Heading into South Carolina's primary tomorrow, social conservatives are looking to the hills for help–literally. While the entire state is considered conservative, the mountainous and piedmont regions in the northwest are strongholds for religious and social conservatives. If another candidate will beat out frontrunner Mitt Romney, he will likely need to first unite the hill country where evangelicals form the base of the GOP. But even if this region unites around a candidate, there may not be enough votes to defeat Romney.

In recent polls, Rick Santorum and Newt Gingrich were even with around 20 percent of the vote. Another poll shows Gingrich is tied with Romney. Campaigns are spending millions of dollars in ads and both Santorum and Gingrich need a strong showing, if not a win, to continue their bids for the Republican presidential nomination. To win, one of the candidates will need to secure the northern, mountainous region known for its social conservatism.

The northwest counties bordering North Carolina are what Patchwork Nation labels "evangelical epicenters"–counties where there is a much higher proportion of evangelicals than in other parts of the country. They are consistently Republican strongholds who back candidates with conservative views on social issues.

Furman University political science professor James Guth said that while there are regional differences but that polls are showing smaller differences this election cycle.

"With economic expansion in the Upstate and in-migration, the region no long is quite as distinctive from the Midlands and Low Country as it once was," Guth told CT. "You have a lot more cosmopolitan business and technical types who will vote Republican, even if they don't get involved in party politics."

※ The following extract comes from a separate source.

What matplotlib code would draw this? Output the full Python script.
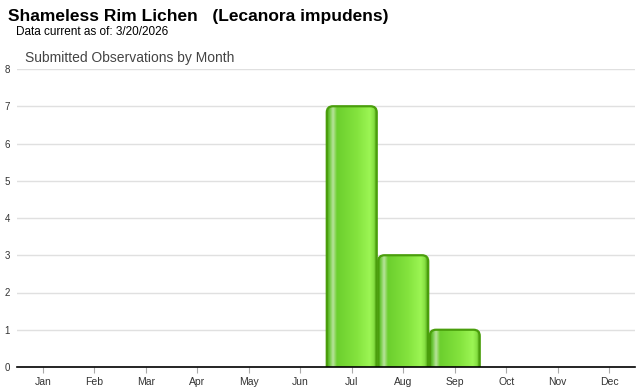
import numpy as np
import matplotlib
matplotlib.use("Agg")
import matplotlib.pyplot as plt
from matplotlib.patches import FancyBboxPatch
from matplotlib.colors import LinearSegmentedColormap

plt.rcParams['font.family'] = ['Liberation Sans', 'DejaVu Sans']

months = ["Jan", "Feb", "Mar", "Apr", "May", "Jun", "Jul", "Aug", "Sep", "Oct", "Nov", "Dec"]
counts = [0, 0, 0, 0, 0, 0, 7, 3, 1, 0, 0, 0]
yticks = [0, 1, 2, 3, 4, 5, 6, 7, 8]

# horizontal shading of the bars
grad = LinearSegmentedColormap.from_list("bar", [
    (0.0, "#4a9e14"), (0.05, "#6cc93a"), (0.12, "#b9e39c"), (0.2, "#6ccf2e"),
    (0.6, "#84e33e"), (0.86, "#9cf554"), (0.94, "#86e042"), (1.0, "#4a9e10")])

fig = plt.figure(figsize=(6.4, 3.9), dpi=100)
ax = fig.add_axes([17/640, 23/390, 618/640, 298/390])

x = np.arange(len(months))
ax.set_xlim(-0.5, len(months) - 0.5)
ax.set_ylim(0, 8)

w = 0.97
rx = 0.12
ry = rx * (51.5/37.25)
strip = np.linspace(0, 1, 256).reshape(1, -1)
for i, c in enumerate(counts):
    if c <= 0:
        continue
    left = x[i] - w/2
    box = FancyBboxPatch((left, -0.3), w, c + 0.3,
                         boxstyle="round,pad=0,rounding_size=%f" % rx,
                         mutation_aspect=ry/rx, facecolor="none",
                         edgecolor="#4a9e0c", linewidth=1.6, zorder=3)
    ax.add_patch(box)
    im = ax.imshow(strip, cmap=grad, aspect="auto", extent=(left, left + w, -0.3, c),
                   zorder=2, interpolation="bilinear")
    im.set_clip_path(box)

ax.set_xticks(x)
ax.set_xticklabels(months, fontsize=7.5, color="#333333")
ax.set_yticks(yticks)
ax.set_yticklabels([str(v) for v in yticks], fontsize=7, color="#333333")
ax.tick_params(axis="x", length=4, color="#aaaaaa", pad=3)
ax.tick_params(axis="y", length=0, pad=5)
ax.yaxis.grid(True, color="#e0e0e0", linewidth=1)
ax.set_axisbelow(True)
for s in ["top", "right", "left"]:
    ax.spines[s].set_visible(False)
ax.spines["bottom"].set_color("black")
ax.spines["bottom"].set_linewidth(1.2)
ax.spines["bottom"].set_zorder(5)

fig.text(8/640, 1 - 16/390, "Shameless Rim Lichen   (Lecanora impudens)",
         fontsize=12.5, fontweight="bold", va="center", ha="left")
fig.text(16/640, 1 - 32/390, "Data current as of: 3/20/2026", fontsize=8.5, va="center", ha="left")
fig.text(25/640, 1 - 58/390, "Submitted Observations by Month", fontsize=10,
         color="#444444", va="center", ha="left")

fig.savefig("out.png", dpi=100)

2008 is turning out to be a close predictor of 2012. In both Iowa and New Hampshire, Romney has done well in cities  and affluent  suburbs where he succeeded four years ago. Social conservatives, like Santorum, have done best in the rural counties and small towns that backed Mike Huckabee.

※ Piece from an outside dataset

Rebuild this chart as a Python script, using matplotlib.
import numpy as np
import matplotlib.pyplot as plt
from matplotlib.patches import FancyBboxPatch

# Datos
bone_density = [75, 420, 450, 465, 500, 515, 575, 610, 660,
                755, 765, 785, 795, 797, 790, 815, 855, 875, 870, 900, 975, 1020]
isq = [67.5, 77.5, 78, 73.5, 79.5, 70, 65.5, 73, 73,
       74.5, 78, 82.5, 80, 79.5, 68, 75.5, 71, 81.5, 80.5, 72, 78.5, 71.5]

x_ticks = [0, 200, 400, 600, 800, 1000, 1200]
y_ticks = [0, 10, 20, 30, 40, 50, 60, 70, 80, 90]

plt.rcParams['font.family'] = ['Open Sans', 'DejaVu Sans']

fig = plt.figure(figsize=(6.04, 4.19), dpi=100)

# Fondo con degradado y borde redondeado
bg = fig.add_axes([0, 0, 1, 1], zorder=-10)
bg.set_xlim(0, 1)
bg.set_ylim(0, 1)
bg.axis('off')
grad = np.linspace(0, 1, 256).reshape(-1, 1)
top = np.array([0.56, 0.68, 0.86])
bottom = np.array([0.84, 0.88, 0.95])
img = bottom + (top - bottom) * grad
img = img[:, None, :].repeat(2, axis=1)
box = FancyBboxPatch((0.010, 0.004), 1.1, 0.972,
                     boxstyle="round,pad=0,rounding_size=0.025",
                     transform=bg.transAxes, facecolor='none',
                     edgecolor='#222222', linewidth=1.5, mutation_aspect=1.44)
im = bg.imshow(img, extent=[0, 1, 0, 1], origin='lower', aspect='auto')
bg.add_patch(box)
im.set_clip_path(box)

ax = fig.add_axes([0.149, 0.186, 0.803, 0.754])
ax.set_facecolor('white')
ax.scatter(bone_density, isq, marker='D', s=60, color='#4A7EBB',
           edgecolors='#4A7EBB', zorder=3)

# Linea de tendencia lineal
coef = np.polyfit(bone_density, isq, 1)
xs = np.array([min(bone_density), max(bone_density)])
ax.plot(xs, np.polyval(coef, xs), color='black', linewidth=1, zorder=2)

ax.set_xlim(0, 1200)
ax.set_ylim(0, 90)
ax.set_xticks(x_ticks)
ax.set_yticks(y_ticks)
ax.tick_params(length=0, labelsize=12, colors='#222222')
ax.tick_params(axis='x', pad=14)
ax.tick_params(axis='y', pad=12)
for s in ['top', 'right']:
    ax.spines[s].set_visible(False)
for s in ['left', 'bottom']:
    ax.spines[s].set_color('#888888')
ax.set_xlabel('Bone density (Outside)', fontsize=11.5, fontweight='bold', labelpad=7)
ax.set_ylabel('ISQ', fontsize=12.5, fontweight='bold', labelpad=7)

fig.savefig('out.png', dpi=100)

So far, Romney has not done well in small-town America. In Iowa and New Hampshire, Romney did poorly in the rural counties but better in the cities and suburbs whose numbers gave him the win.

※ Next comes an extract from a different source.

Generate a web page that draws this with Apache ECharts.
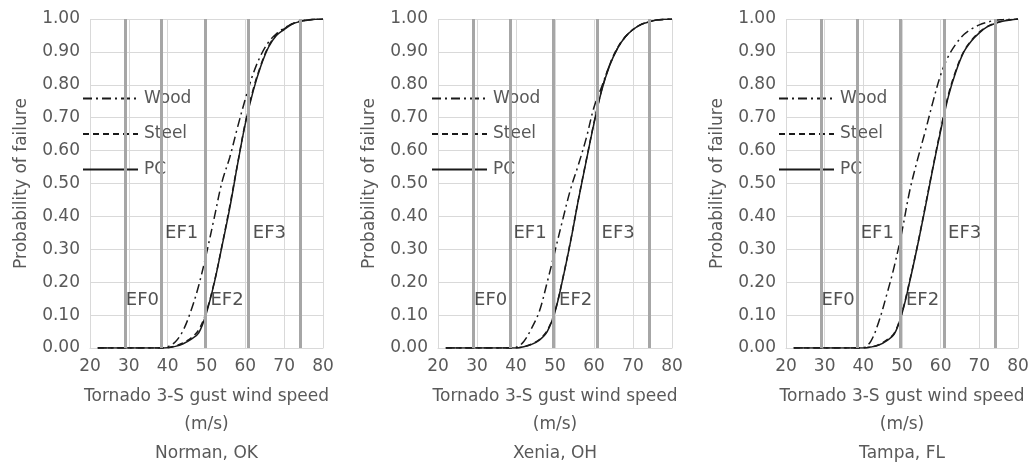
<!DOCTYPE html>
<html><head><meta charset="utf-8">
<script src="https://cdn.jsdelivr.net/npm/echarts@6/dist/echarts.min.js"></script>
<style>html,body{margin:0;padding:0;background:#fff}#c{width:1032px;height:467px}</style>
</head><body><div id="c"></div>
<script>
// ---- data ----
const windSpeeds = [22,24,26,28,30,32,34,36,38,40,42,44,46,48,50,52,54,56,58,60,62,64,66,68,70,72,74,76,78,80];
const sites = ['Norman, OK', 'Xenia, OH', 'Tampa, FL'];
const seriesNames = ['Wood', 'Steel', 'PC'];

const normanWood  = [0,0,0,0,0,0,0,0,0,0.004,0.019,0.054,0.113,0.19,0.288,0.396,0.505,0.58,0.671,0.757,0.833,0.89,0.93,0.955,0.972,0.985,0.993,0.997,0.999,1.0];
const normanSteel = [0,0,0,0,0,0,0,0,0,0.001,0.006,0.016,0.03,0.055,0.112,0.2,0.312,0.432,0.56,0.685,0.785,0.86,0.918,0.952,0.97,0.985,0.993,0.997,0.999,1.0];
const normanPC    = [0,0,0,0,0,0,0,0,0,0.001,0.005,0.013,0.026,0.046,0.107,0.198,0.31,0.426,0.558,0.682,0.78,0.857,0.915,0.95,0.968,0.984,0.992,0.996,0.999,1.0];

const xeniaWood  = [0,0,0,0,0,0,0,0,0,0.002,0.02,0.06,0.112,0.2,0.295,0.391,0.483,0.557,0.637,0.732,0.795,0.86,0.91,0.945,0.968,0.983,0.991,0.997,0.999,1.0];
const xeniaSteel = [0,0,0,0,0,0,0,0,0,0,0.004,0.012,0.026,0.053,0.112,0.212,0.326,0.452,0.57,0.685,0.786,0.86,0.912,0.946,0.968,0.983,0.991,0.997,0.999,1.0];
const xeniaPC    = [0,0,0,0,0,0,0,0,0,0,0.004,0.011,0.024,0.05,0.11,0.21,0.324,0.45,0.568,0.683,0.784,0.858,0.91,0.945,0.968,0.983,0.991,0.997,0.999,1.0];

const tampaWood  = [0,0,0,0,0,0,0,0,0,0.001,0.022,0.08,0.16,0.248,0.355,0.478,0.572,0.658,0.748,0.83,0.887,0.925,0.953,0.97,0.982,0.99,0.996,0.998,0.999,1.0];
const tampaSteel = [0,0,0,0,0,0,0,0,0,0,0.003,0.01,0.024,0.045,0.108,0.205,0.312,0.43,0.55,0.665,0.77,0.846,0.902,0.936,0.96,0.977,0.987,0.994,0.998,1.0];
const tampaPC    = [0,0,0,0,0,0,0,0,0,0,0.003,0.009,0.022,0.042,0.105,0.202,0.31,0.426,0.547,0.66,0.765,0.842,0.9,0.934,0.958,0.976,0.986,0.993,0.997,1.0];

const efBounds = [29, 38.4, 49.6, 60.8, 74.2];
const efNames  = ['EF0', 'EF1', 'EF2', 'EF3'];
const efLabelX = [33.5, 43.6, 55.3, 66.2];
const efLabelY = [0.146, 0.35, 0.146, 0.35];

const xAxisTitle = 'Tornado 3-S gust wind speed\n(m/s)';
const yAxisTitle = 'Probability of failure';

// ---- layout / style ----
const FONT = 'DejaVu Sans';
const GRAY = '#595959';
const panelData = [
  [normanWood, normanSteel, normanPC],
  [xeniaWood, xeniaSteel, xeniaPC],
  [tampaWood, tampaSteel, tampaPC]
];
const grids = [
  {left: 90,  top: 19, width: 233, height: 329},
  {left: 438, top: 19, width: 234, height: 329},
  {left: 786, top: 19, width: 232, height: 329}
];
const legendLeft = [82, 431, 778];
const lineTypes = [[9, 4, 2, 4], [6, 4], 'solid'];

const xAxes = [], yAxes = [], series = [], legends = [], titles = [];
grids.forEach((g, i) => {
  xAxes.push({
    type: 'value', gridIndex: i, min: 20, max: 80, interval: 10,
    name: xAxisTitle, nameLocation: 'middle', nameGap: 35,
    nameTextStyle: {fontFamily: FONT, fontSize: 17, color: GRAY, lineHeight: 28},
    axisLine: {show: true, lineStyle: {color: '#d9d9d9'}},
    axisTick: {show: false},
    axisLabel: {fontFamily: FONT, fontSize: 17, color: GRAY, margin: 10},
    splitLine: {show: true, lineStyle: {color: '#d9d9d9', width: 1}}
  });
  yAxes.push({
    type: 'value', gridIndex: i, min: 0, max: 1, interval: 0.1,
    name: yAxisTitle, nameLocation: 'middle', nameGap: 60, nameRotate: 90,
    nameTextStyle: {fontFamily: FONT, fontSize: 17, color: GRAY},
    axisLine: {show: false}, axisTick: {show: false},
    axisLabel: {fontFamily: FONT, fontSize: 17, color: GRAY, margin: 10, formatter: v => v.toFixed(2)},
    splitLine: {show: true, lineStyle: {color: '#d9d9d9', width: 1}}
  });
  // EF zone boundaries and labels
  series.push({
    type: 'scatter', xAxisIndex: i, yAxisIndex: i, z: 1, silent: true,
    symbolSize: 0,
    data: efNames.map((n, k) => [efLabelX[k], efLabelY[k], n]),
    label: {show: true, position: 'inside', formatter: p => p.value[2],
            fontFamily: FONT, fontSize: 18, color: '#262626'},
    markLine: {
      silent: true, symbol: ['none', 'none'], label: {show: false},
      lineStyle: {color: '#a6a6a6', width: 3, type: 'solid'},
      data: efBounds.map(b => ({xAxis: b}))
    }
  });
  seriesNames.forEach((name, k) => {
    series.push({
      type: 'line', name: name, xAxisIndex: i, yAxisIndex: i, z: 3,
      showSymbol: false, symbol: 'none', smooth: 0.35,
      lineStyle: {color: '#1a1a1a', width: 1.5, type: lineTypes[k]},
      itemStyle: {color: '#1a1a1a'},
      data: windSpeeds.map((x, j) => [x, panelData[i][k][j]])
    });
  });
  legends.push({
    show: true, orient: 'vertical', left: legendLeft[i], top: 90, padding: 0,
    itemWidth: 55, itemHeight: 14, itemGap: 18.5, selectedMode: false,
    data: seriesNames,
    itemStyle: {color: 'rgba(0,0,0,0)', borderWidth: 0, opacity: 0},
    textStyle: {fontFamily: FONT, fontSize: 17, color: GRAY, padding: [0, 0, 0, 1]}
  });
  titles.push({
    text: sites[i], left: g.left + g.width / 2, top: 445, textAlign: 'center', padding: 0,
    textStyle: {fontFamily: FONT, fontSize: 17, fontWeight: 'normal', color: GRAY}
  });
});

const chart = echarts.init(document.getElementById('c'), null, {renderer: 'canvas'});
chart.setOption({
  animation: false,
  backgroundColor: '#ffffff',
  title: titles,
  legend: legends,
  grid: grids,
  xAxis: xAxes,
  yAxis: yAxes,
  series: series
});
</script>
</body></html>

Romney's performance in cities and suburbs is likely to continue in South Carolina. Romney will likely do best in the more populous areas in the southern half of the state from state capital down to the coast. The suburbs of Columbia, Charleston, and Augusta (Georgia) are must-win areas for Romney. While still socially conservative, Republicans in this region have a history of being concerned about economics, national defense, and electability–all of which plays well for Romney.

Laura Olson, a professor of political science at Clemson University, said that Romney has the advantage of being able to focus on his strongholds while Gingrich and Santorum split the more conservative votes. Santorum may–or may not–receive more of these votes after receiving the support of some evangelical leaders over the past week.

"Evangelicals–even here in South Carolina–are diverse and more than able to think for themselves; so, we shouldn't expect them all to flock to Santorum just because a group of pastors endorsed him," Olson told CT. "There are enough votes that will go to Romney, Perry, and Gingrich that Santorum shouldn't be banking on getting a large majority of evangelical votes."

The wild card in the race is Ron Paul. The libertarian is polling worse in South Carolina than he did in either Iowa or New Hampshire. He is expected to receive only about 10 to 15 percent of the vote. But unlike the other candidates, it is much harder to predict from where he will draw his support. If he does well in the military communities or suburbs, it could draw votes away from Romney. But Paul has also done relatively well among evangelicals, which could hurt Santorum or Gingrich.